Though the land prices in the area are relatively affordable compared to others areas with the same proximity in the city, Mr Kanyoro said it has been difficult for the investors to build and sell the houses at a matching cost.
This is because, though land is the main determinate of the cost of the end product, lack of government services such as water, sewerage system and roads have forced investors to dig deeper into their pocket to make their products attractive, a burden that is transferred to the buyer.
For example, at Kamulu Heights, the developer has drilled a mega borehole to supply the estate with clean water because there is no government water project, installed a septic tank for each unit due to lack of sewerage system and rehabilitated access roads from the main road.
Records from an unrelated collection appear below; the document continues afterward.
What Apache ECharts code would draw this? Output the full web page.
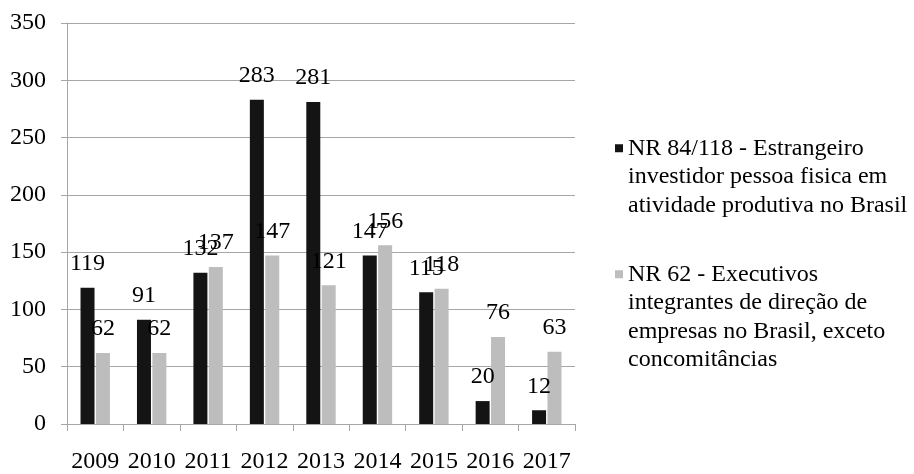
<!DOCTYPE html>
<html>
<head>
<meta charset="utf-8">
<script src="https://cdn.jsdelivr.net/npm/echarts@6/dist/echarts.min.js"></script>
<style>
  html, body { margin: 0; padding: 0; background: #fff; }
  #chart { width: 914px; height: 474px; }
</style>
</head>
<body>
<div id="chart"></div>
<script>
// Years on the category axis
const years = ['2009', '2010', '2011', '2012', '2013', '2014', '2015', '2016', '2017'];

// Series names (legend text, with manual line breaks)
const nameInvestor = 'NR 84/118 - Estrangeiro\ninvestidor pessoa fisica em\natividade produtiva no Brasil';
const nameExecutives = 'NR 62 - Executivos\nintegrantes de direção de\nempresas no Brasil, exceto\nconcomitâncias';

// Values per year
const investorValues = [119, 91, 132, 283, 281, 147, 115, 20, 12];
const executiveValues = [62, 62, 137, 147, 121, 156, 118, 76, 63];

// Value axis range
const yMin = 0;
const yMax = 350;
const yStep = 50;

const FONT = '"Liberation Serif", "Times New Roman", serif';
const AXIS_GRAY = '#a6a6a6';
const LINE_H = 28.5;

// Legend icon: a small square near the top of a tall transparent box,
// so the square lines up with the first line of a multi-line label.
function legendIcon(lines) {
  const h = lines * LINE_H;
  const c = LINE_H / 2;
  return 'path://M0,' + (c - 4) + 'h8v8h-8z' +
         'M0,0h0.01v0.01h-0.01z' +
         'M0,' + h + 'h0.01v-0.01h-0.01z';
}

const chart = echarts.init(document.getElementById('chart'), null, { renderer: 'canvas' });

const labelStyle = {
  show: true,
  position: 'top',
  distance: 12,
  color: '#000',
  fontFamily: FONT,
  fontSize: 24
};

chart.setOption({
  animation: false,
  backgroundColor: '#fff',
  grid: { left: 67, right: 339, top: 23, bottom: 47 },
  legend: [
    {
      data: [nameInvestor],
      orient: 'vertical',
      left: 615,
      top: 134,
      padding: 0,
      itemWidth: 8,
      itemHeight: 3 * LINE_H,
      icon: legendIcon(3),
      textStyle: { fontFamily: FONT, fontSize: 24, color: '#000', lineHeight: LINE_H }
    },
    {
      data: [nameExecutives],
      orient: 'vertical',
      left: 615,
      top: 260,
      padding: 0,
      itemWidth: 8,
      itemHeight: 4 * LINE_H,
      icon: legendIcon(4),
      textStyle: { fontFamily: FONT, fontSize: 24, color: '#000', lineHeight: LINE_H }
    }
  ],
  xAxis: {
    type: 'category',
    data: years,
    boundaryGap: true,
    axisLine: { show: true, lineStyle: { color: AXIS_GRAY, width: 1 } },
    axisTick: { show: true, length: 7, lineStyle: { color: AXIS_GRAY } },
    axisLabel: { color: '#000', fontFamily: FONT, fontSize: 24, margin: 26, interval: 0 },
    splitLine: { show: false }
  },
  yAxis: {
    type: 'value',
    min: yMin,
    max: yMax,
    interval: yStep,
    axisLine: { show: true, lineStyle: { color: AXIS_GRAY, width: 1 } },
    axisTick: { show: true, length: 6, lineStyle: { color: AXIS_GRAY } },
    axisLabel: { color: '#000', fontFamily: FONT, fontSize: 24, margin: 21 },
    splitLine: { show: true, lineStyle: { color: AXIS_GRAY, width: 1 } }
  },
  series: [
    {
      name: nameInvestor,
      type: 'bar',
      data: investorValues,
      barWidth: 14,
      barGap: '10%',
      itemStyle: { color: '#141414' },
      label: labelStyle
    },
    {
      name: nameExecutives,
      type: 'bar',
      data: executiveValues,
      barWidth: 14,
      barGap: '10%',
      itemStyle: { color: '#bdbdbd' },
      label: labelStyle
    }
  ]
});
</script>
</body>
</html>
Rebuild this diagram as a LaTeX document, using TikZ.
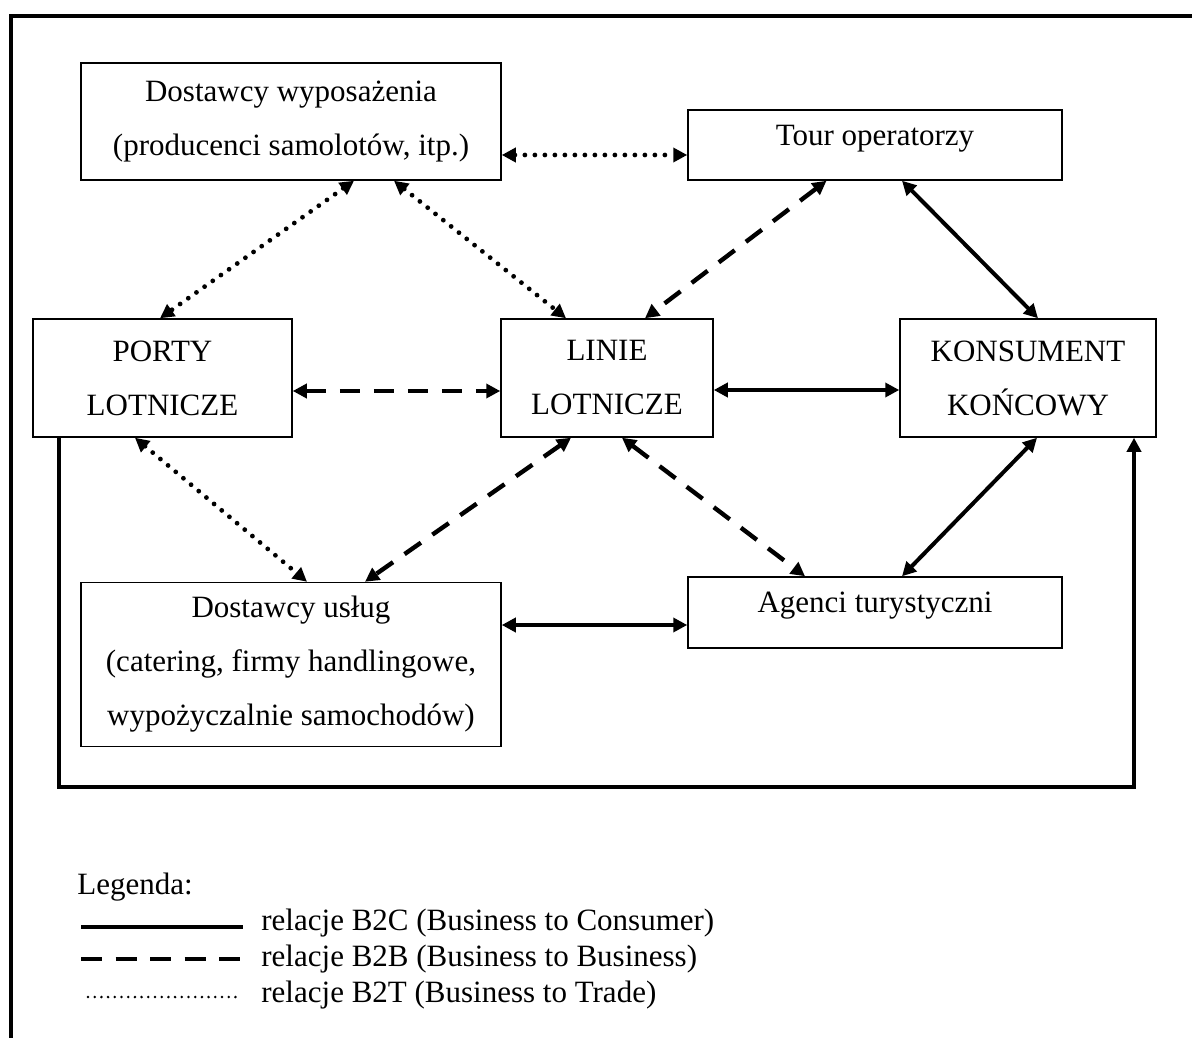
\documentclass[tikz,border=0pt]{standalone}
\usepackage{fontspec}
\setmainfont{Liberation Serif}
\usetikzlibrary{arrows.meta}

\begin{document}
\begin{tikzpicture}[x=0.5pt, y=-0.5pt,
        >={Triangle[length=7pt, width=7pt]},
        every node/.style={font=\fontsize{15.5}{27}\selectfont},
        box/.style={draw, line width=0.75pt, inner sep=0pt, align=center},
        onebox/.style={box, text depth=10pt},
        b2c/.style={line width=2pt, <->},
        b2b/.style={line width=2.2pt, dash pattern=on 10pt off 7pt, <->},
        b2t/.style={line width=2.4pt, line cap=round, dash pattern=on 0pt off 5pt, <->}]
    \useasboundingbox (0,0) rectangle (1192,1037);
    \draw [line width=2.2pt] (11,1045) -- (11,16) -- (1200,16);

    \node[box, minimum width=210pt, minimum height=58.5pt] (dw) at (291,121.5)
        {Dostawcy wyposażenia\\(producenci samolotów, itp.)};
    \node[onebox, minimum width=187pt, minimum height=35pt] (tour) at (875,145) {Tour operatorzy};
    \node[box, minimum width=129.5pt, minimum height=59pt] (porty) at (162.5,378) {PORTY\\LOTNICZE};
    \node[box, minimum width=106pt, minimum height=59pt] (linie) at (607,378) {LINIE\\LOTNICZE};
    \node[box, minimum width=128pt, minimum height=59pt] (kons) at (1028,378) {KONSUMENT\\KOŃCOWY};
    \node[box, minimum width=210pt, minimum height=82pt] (uslugi) at (291,664.5)
        {Dostawcy usług\\(catering, firmy handlingowe,\\wypożyczalnie samochodów)};
    \node[onebox, minimum width=187pt, minimum height=35.5pt] (agenci) at (875,612.5) {Agenci turystyczni};

    % B2T
    \draw [b2t] ([shift={(0,33.5)}]dw.east) -- ([shift={(0,10)}]tour.west);
    \draw [b2t] ([shift={(63,0)}]dw.south) -- ([shift={(-2.5,0)}]porty.north);
    \draw [b2t] ([shift={(103,0)}]dw.south) -- ([shift={(-41,0)}]linie.north);
    \draw [b2t] ([shift={(-27.5,0)}]porty.south) -- ([shift={(16,0)}]uslugi.north);
    % B2B
    \draw [b2b] ([shift={(-48.5,0)}]tour.south) -- ([shift={(38,0)}]linie.north);
    \draw [b2b] ([shift={(0,13)}]porty.east) -- ([shift={(0,13)}]linie.west);
    \draw [b2b] ([shift={(-36,0)}]linie.south) -- ([shift={(74,0)}]uslugi.north);
    \draw [b2b] ([shift={(15,0)}]linie.south) -- ([shift={(-70,0)}]agenci.north);
    % B2C
    \draw [b2c] ([shift={(27,0)}]tour.south) -- ([shift={(10,0)}]kons.north);
    \draw [b2c] ([shift={(0,12)}]linie.east) -- ([shift={(0,12)}]kons.west);
    \draw [b2c] ([shift={(9,0)}]kons.south) -- ([shift={(27,0)}]agenci.north);
    \draw [b2c] ([shift={(0,-39.5)}]uslugi.east) -- ([shift={(0,12.5)}]agenci.west);
    \coordinate (corner) at (1134,787);
    \draw [b2c, ->] ([shift={(-103.5,0)}]porty.south) |- (corner) -- ([shift={(106,0)}]kons.south);

    % legenda
    \node[anchor=west, inner sep=0pt] (leg) at (77,887) {Legenda:};
    \node[anchor=west, inner sep=0pt] (lc) at (261,923) {relacje B2C (Business to Consumer)};
    \node[anchor=west, inner sep=0pt] (lb) at (261,959) {relacje B2B (Business to Business)};
    \node[anchor=west, inner sep=0pt] (lt) at (261,995) {relacje B2T (Business to Trade)};
    \draw [line width=2.2pt] ([shift={(-180,4)}]lc.west) -- ([shift={(-18,4)}]lc.west);
    \draw [line width=2.2pt, dash pattern=on 10.5pt off 6.75pt] ([shift={(-180,0)}]lb.west) -- ([shift={(-18,0)}]lb.west);
    \draw [line width=1.4pt, line cap=round, dash pattern=on 0pt off 3.35pt] ([shift={(-173,2)}]lt.west) -- ([shift={(-19,2)}]lt.west);
\end{tikzpicture}
\end{document}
“If we had those in place, we would not have incurred the cost, and this means we would have sold the units at a lower cost that we are selling,” he said, adding that government support in key in ensure that developers are able to float houses in at lower prices.
Mr John Mwaniki, the director of Jekmass Services, a real estate firm with interests in Kiambu, Nairobi and Nakuru counties agrees that if the government was to put the necessary infrastructure, it is possible for developers to put up housing projects even in areas where such development was previously unthinkable.
This, he said will also ensure that the units will be sold and lower cost since the developers will not incur the installation costs, something he said can be a major boost for the government’s affordable housing under the Big Four Agenda.
“There are areas which are not far from the city and other main towns in the country where there is affordable land, but developers have shunned them, not because they are not ideal for housing projects, but because there is no infrastructure to invite such development. But with such services, developers can buy land and sell the final product at lower cost,” he said.